From the first line of the listing below, retype each line up to and including the one with "(d45) at (92,935)"; pictures stay out.

↓

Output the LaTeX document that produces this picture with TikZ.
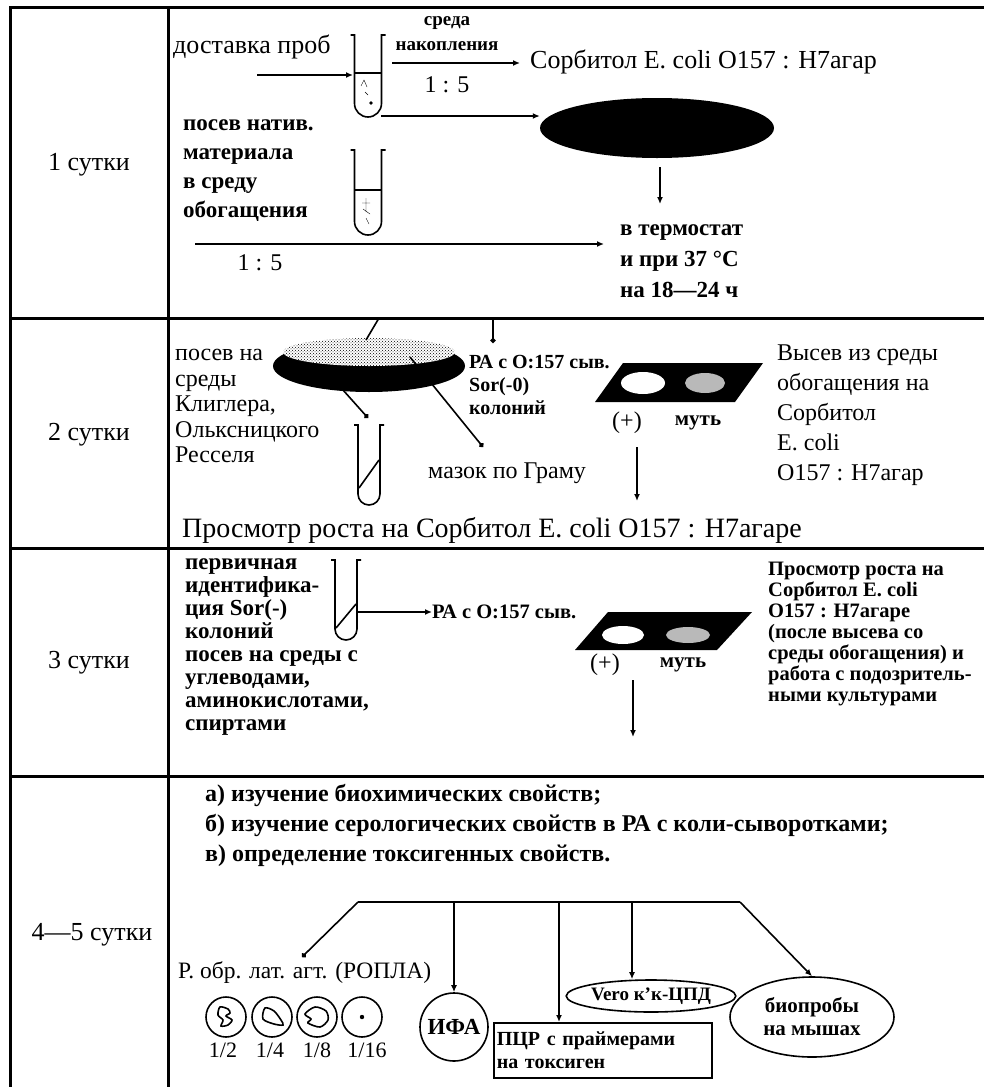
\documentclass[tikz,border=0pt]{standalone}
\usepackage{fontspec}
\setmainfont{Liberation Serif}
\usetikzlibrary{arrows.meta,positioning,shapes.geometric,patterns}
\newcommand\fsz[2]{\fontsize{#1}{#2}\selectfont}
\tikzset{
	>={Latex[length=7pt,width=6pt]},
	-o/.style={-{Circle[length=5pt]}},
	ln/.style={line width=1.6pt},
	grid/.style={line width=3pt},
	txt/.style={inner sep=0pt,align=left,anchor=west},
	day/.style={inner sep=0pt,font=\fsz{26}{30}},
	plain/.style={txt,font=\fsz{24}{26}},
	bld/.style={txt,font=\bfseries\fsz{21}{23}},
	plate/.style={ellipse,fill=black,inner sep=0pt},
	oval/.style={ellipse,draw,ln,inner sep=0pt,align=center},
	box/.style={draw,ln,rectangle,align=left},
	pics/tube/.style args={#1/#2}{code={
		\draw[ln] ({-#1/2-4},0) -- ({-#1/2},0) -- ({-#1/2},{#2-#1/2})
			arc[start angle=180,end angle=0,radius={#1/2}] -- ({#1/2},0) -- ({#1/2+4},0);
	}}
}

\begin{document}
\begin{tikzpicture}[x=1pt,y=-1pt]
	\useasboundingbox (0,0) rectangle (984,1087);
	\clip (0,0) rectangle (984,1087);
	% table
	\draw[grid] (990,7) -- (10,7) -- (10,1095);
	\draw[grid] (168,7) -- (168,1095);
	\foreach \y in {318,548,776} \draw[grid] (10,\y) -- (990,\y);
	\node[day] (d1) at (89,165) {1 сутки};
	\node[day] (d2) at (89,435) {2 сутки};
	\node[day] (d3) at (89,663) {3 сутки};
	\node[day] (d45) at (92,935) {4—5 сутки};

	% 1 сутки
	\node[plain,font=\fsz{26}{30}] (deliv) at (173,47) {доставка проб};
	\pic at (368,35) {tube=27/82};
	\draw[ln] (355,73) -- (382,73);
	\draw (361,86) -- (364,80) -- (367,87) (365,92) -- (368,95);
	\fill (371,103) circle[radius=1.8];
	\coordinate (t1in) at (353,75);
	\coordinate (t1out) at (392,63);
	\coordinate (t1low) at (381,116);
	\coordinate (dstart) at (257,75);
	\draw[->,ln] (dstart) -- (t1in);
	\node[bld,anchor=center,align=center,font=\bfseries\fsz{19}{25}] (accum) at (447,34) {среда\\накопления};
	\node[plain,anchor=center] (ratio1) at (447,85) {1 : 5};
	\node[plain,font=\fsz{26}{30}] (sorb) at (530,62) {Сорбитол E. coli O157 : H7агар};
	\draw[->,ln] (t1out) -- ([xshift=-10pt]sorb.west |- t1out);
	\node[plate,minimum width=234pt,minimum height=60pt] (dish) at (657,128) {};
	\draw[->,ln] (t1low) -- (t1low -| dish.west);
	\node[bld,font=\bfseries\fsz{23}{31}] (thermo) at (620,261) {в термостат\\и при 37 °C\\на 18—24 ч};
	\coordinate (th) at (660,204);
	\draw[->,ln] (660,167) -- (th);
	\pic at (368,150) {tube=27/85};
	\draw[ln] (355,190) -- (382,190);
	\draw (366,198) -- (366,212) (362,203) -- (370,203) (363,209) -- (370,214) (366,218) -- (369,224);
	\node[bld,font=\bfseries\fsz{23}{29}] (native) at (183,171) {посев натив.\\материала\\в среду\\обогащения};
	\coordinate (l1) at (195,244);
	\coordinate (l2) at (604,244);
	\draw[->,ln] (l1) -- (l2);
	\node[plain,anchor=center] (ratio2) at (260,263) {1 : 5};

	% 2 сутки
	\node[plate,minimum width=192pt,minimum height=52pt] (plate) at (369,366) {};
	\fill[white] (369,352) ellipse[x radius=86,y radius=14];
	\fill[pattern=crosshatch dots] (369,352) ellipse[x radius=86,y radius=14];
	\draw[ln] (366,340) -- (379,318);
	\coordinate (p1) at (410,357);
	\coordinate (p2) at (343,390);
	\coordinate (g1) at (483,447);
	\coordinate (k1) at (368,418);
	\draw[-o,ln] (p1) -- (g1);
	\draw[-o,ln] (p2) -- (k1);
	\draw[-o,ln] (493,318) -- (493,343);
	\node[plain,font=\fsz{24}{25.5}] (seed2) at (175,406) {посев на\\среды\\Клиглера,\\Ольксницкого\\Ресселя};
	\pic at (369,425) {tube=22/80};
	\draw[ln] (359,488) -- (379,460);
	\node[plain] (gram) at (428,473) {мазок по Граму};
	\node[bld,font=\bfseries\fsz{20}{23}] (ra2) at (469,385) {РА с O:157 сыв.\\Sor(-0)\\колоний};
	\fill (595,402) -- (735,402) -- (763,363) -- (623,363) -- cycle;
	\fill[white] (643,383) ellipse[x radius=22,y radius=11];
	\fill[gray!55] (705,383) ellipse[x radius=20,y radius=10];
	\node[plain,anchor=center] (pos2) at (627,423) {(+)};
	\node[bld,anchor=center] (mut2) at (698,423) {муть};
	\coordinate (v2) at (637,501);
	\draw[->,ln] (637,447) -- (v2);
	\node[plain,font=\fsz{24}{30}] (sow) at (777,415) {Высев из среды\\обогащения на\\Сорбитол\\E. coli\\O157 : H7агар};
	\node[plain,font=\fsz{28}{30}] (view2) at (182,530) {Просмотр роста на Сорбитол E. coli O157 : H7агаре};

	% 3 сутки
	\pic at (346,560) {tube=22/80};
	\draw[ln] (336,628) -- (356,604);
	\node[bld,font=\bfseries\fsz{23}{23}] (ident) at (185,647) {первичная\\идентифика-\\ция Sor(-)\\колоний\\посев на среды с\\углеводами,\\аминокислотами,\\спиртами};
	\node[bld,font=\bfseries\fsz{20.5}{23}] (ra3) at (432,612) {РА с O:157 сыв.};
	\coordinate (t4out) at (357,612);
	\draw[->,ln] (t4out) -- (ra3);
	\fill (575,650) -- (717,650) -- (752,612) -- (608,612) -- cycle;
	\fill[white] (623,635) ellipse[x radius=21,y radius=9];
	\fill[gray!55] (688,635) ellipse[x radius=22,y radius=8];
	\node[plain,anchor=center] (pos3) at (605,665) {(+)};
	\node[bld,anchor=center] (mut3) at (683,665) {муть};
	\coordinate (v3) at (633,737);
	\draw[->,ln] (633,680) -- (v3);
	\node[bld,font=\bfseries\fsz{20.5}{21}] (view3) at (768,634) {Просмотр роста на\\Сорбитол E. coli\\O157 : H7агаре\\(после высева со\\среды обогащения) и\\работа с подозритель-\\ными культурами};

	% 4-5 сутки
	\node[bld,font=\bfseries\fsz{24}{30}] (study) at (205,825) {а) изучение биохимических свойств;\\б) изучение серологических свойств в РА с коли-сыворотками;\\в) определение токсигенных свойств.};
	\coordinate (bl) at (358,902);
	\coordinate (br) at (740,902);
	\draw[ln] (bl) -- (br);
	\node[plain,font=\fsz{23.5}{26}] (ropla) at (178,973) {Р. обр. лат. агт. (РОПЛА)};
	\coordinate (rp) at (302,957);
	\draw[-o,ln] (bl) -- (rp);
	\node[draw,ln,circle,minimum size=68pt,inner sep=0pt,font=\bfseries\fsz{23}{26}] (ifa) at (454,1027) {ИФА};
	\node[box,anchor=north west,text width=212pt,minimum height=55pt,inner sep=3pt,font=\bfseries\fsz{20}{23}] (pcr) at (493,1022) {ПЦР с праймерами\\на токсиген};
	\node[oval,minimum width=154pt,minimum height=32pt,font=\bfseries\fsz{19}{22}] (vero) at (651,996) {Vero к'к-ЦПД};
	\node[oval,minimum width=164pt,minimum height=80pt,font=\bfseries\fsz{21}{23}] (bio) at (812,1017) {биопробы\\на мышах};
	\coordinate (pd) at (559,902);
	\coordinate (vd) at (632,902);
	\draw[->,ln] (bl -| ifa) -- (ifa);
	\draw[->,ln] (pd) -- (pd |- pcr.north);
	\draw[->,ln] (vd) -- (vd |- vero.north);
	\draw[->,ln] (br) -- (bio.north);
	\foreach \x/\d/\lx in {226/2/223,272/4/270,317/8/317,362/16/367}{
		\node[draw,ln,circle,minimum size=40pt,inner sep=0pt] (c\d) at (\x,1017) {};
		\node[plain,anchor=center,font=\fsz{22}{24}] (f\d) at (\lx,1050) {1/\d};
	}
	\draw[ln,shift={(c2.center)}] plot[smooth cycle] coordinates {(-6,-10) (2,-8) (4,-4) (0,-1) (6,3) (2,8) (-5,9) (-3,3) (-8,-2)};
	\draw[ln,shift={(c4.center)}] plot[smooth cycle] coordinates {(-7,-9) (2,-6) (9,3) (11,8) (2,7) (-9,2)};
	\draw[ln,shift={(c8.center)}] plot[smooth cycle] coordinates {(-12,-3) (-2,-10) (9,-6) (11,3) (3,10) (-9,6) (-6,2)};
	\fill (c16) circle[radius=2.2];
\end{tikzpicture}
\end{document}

↑

### The reply
Output the LaTeX document that produces this picture with TikZ.
\documentclass[tikz,border=0pt]{standalone}
\usepackage{fontspec}
\setmainfont{Liberation Serif}
\usetikzlibrary{arrows.meta,positioning,shapes.geometric,patterns}
\newcommand\fsz[2]{\fontsize{#1}{#2}\selectfont}
\tikzset{
	>={Latex[length=7pt,width=6pt]},
	-o/.style={-{Circle[length=5pt]}},
	ln/.style={line width=1.6pt},
	grid/.style={line width=3pt},
	txt/.style={inner sep=0pt,align=left,anchor=west},
	day/.style={inner sep=0pt,font=\fsz{26}{30}},
	plain/.style={txt,font=\fsz{24}{26}},
	bld/.style={txt,font=\bfseries\fsz{21}{23}},
	plate/.style={ellipse,fill=black,inner sep=0pt},
	oval/.style={ellipse,draw,ln,inner sep=0pt,align=center},
	box/.style={draw,ln,rectangle,align=left},
	pics/tube/.style args={#1/#2}{code={
		\draw[ln] ({-#1/2-4},0) -- ({-#1/2},0) -- ({-#1/2},{#2-#1/2})
			arc[start angle=180,end angle=0,radius={#1/2}] -- ({#1/2},0) -- ({#1/2+4},0);
	}}
}

\begin{document}
\begin{tikzpicture}[x=1pt,y=-1pt]
	\useasboundingbox (0,0) rectangle (984,1087);
	\clip (0,0) rectangle (984,1087);
	% table
	\draw[grid] (990,7) -- (10,7) -- (10,1095);
	\draw[grid] (168,7) -- (168,1095);
	\foreach \y in {318,548,776} \draw[grid] (10,\y) -- (990,\y);
	\node[day] (d1) at (89,165) {1 сутки};
	\node[day] (d2) at (89,435) {2 сутки};
	\node[day] (d3) at (89,663) {3 сутки};
	\node[day] (d45) at (92,935) {4—5 сутки};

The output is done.